Continuing cautiously down the rock-walled tunnel, the men headed deeper underground. There they found an air-conditioned utility room whose air was clean and fresh. Behind another door was a bunker, complete with toilet and showers. Down a side passage was a set of massive steel doors with a dial locking mechanism. There was clearly something unique, some priceless treasure, behind them.
The Secret Is Out
The incredible story of the discovery of Nuremberg’s hidden treasure has been documented by Sidney Kirkpatrick in his book, Hitler’s Holy Relics.

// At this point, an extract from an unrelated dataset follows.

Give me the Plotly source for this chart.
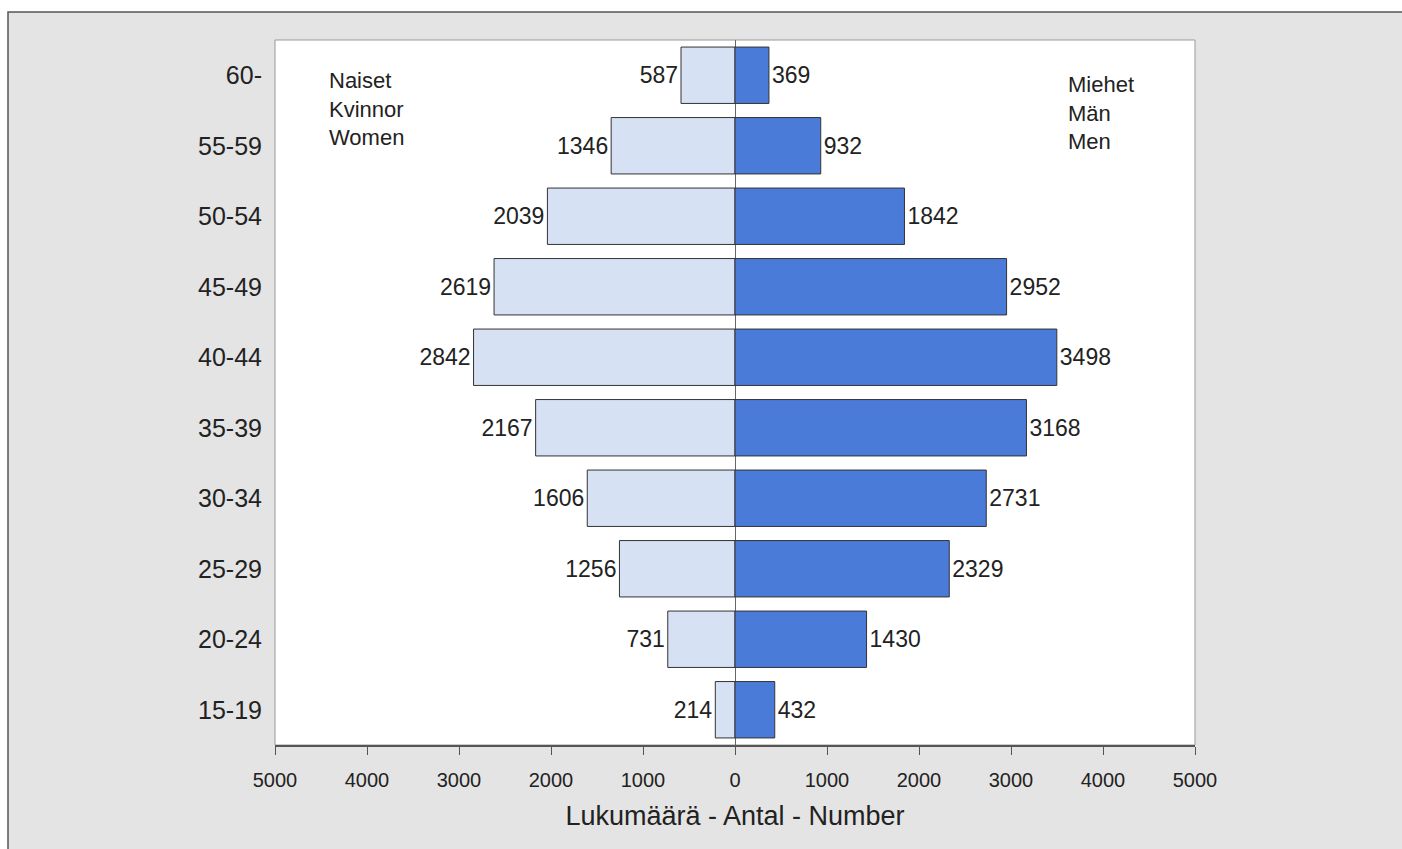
import plotly.graph_objects as go

ages = ["60-", "55-59", "50-54", "45-49", "40-44", "35-39", "30-34", "25-29", "20-24", "15-19"]
women = [587, 1346, 2039, 2619, 2842, 2167, 1606, 1256, 731, 214]
men = [369, 932, 1842, 2952, 3498, 3168, 2731, 2329, 1430, 432]
tick_vals = [-5000, -4000, -3000, -2000, -1000, 0, 1000, 2000, 3000, 4000, 5000]
tick_text = ["5000", "4000", "3000", "2000", "1000", "0", "1000", "2000", "3000", "4000", "5000"]

FONT = "Liberation Sans, Arial, sans-serif"

fig = go.Figure()
fig.add_trace(go.Bar(
    y=ages, x=[-v for v in women], orientation="h", width=0.8,
    marker=dict(color="#d6e1f4", line=dict(color="#333333", width=1)),
    text=[str(v) for v in women], textposition="outside",
    textfont=dict(size=23, color="#222222", family=FONT),
    cliponaxis=False, name="Naiset", hoverinfo="skip"))
fig.add_trace(go.Bar(
    y=ages, x=men, orientation="h", width=0.8,
    marker=dict(color="#4b7bd8", line=dict(color="#333333", width=1)),
    text=[str(v) for v in men], textposition="outside",
    textfont=dict(size=23, color="#222222", family=FONT),
    cliponaxis=False, name="Miehet", hoverinfo="skip"))

L, R, T, B = 275, 207, 40, 104
W, H = 1402, 849
pw, ph = W - L - R, H - T - B

def px_x(p):
    return (p - L) / pw

def px_y(p):
    return (H - B - p) / ph

fig.update_layout(
    width=W, height=H, barmode="overlay", showlegend=False,
    margin=dict(l=L, r=R, t=T, b=B, pad=0),
    paper_bgcolor="white", plot_bgcolor="white",
    font=dict(family=FONT, color="#222222"),
    xaxis=dict(range=[-5000, 5000], tickvals=tick_vals, ticktext=tick_text,
               tickfont=dict(size=20), ticks="outside", ticklen=8, tickcolor="#555555",
               ticklabelstandoff=8,
               showline=True, linecolor="#555555", linewidth=1.5, showgrid=False,
               zeroline=True, zerolinecolor="#666666", zerolinewidth=1,
               title=dict(text="Lukumäärä - Antal - Number", font=dict(size=27), standoff=16),
               fixedrange=True),
    yaxis=dict(categoryorder="array", categoryarray=ages[::-1], range=[-0.5, 9.5],
               tickfont=dict(size=25), ticks="", ticklabelstandoff=12,
               showline=False, showgrid=False, fixedrange=True),
    shapes=[
        dict(type="rect", xref="paper", yref="paper", layer="below",
             x0=px_x(8), x1=px_x(1430), y0=px_y(880), y1=px_y(12),
             fillcolor="#e4e4e4", line=dict(color="#555555", width=1.5)),
        dict(type="rect", xref="paper", yref="paper", layer="below",
             x0=0, x1=1, y0=0, y1=1,
             fillcolor="white", line=dict(color="#999999", width=1)),
    ],
    annotations=[
        dict(xref="paper", yref="paper", x=px_x(327), y=px_y(66), xanchor="left", yanchor="top",
             align="left", showarrow=False, text="Naiset<br>Kvinnor<br>Women",
             font=dict(size=22, color="#222222")),
        dict(xref="paper", yref="paper", x=px_x(1066), y=px_y(70), xanchor="left", yanchor="top",
             align="left", showarrow=False, text="Miehet<br>Män<br>Men",
             font=dict(size=22, color="#222222")),
    ],
)

fig.write_html("out.html", config={"displayModeBar": False},
               post_script="document.body.style.margin='0';document.body.style.overflow='hidden';")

It focuses on the story of Lieutenant Walter Horn, one of the top German-speaking US Army interrogators after World War II. Born and raised in Heidelberg, Germany, Horn had fled the Nazis and moved to the United States well before the war, later joining the armed forces of his adopted country. His language skills were put to excellent use: As someone who spoke fluent German, he was able to pinpoint weaknesses in any captive’s testimony.
Stationed in Camp Namur in Belgium, Horn interrogated countless prisoners each and every day. The prisoners were in a panic, knowing full well that their families and community faced imminent destruction by the daily bombing of the Allied forces. Horn could see the fear on their faces. Many of the prisoners were still in their youth or men over 40, conscripted into the German army with no more than a month’s training.
Private Fritz Huber was one of them; he shuffled into Horn’s makeshift office wearing the same shabby uniform in which he’d been captured a month before. He duly answered Horn’s rapid questions. As Huber got up to leave, Horn couldn’t help noticing the man’s decrepit condition and offered him a cigarette and coffee. As Huber sat down to enjoy his unexpected treat, Horn asked him if he had any information to offer that might interest Army intelligence. “Are you interested in art and antiques?” Huber asked.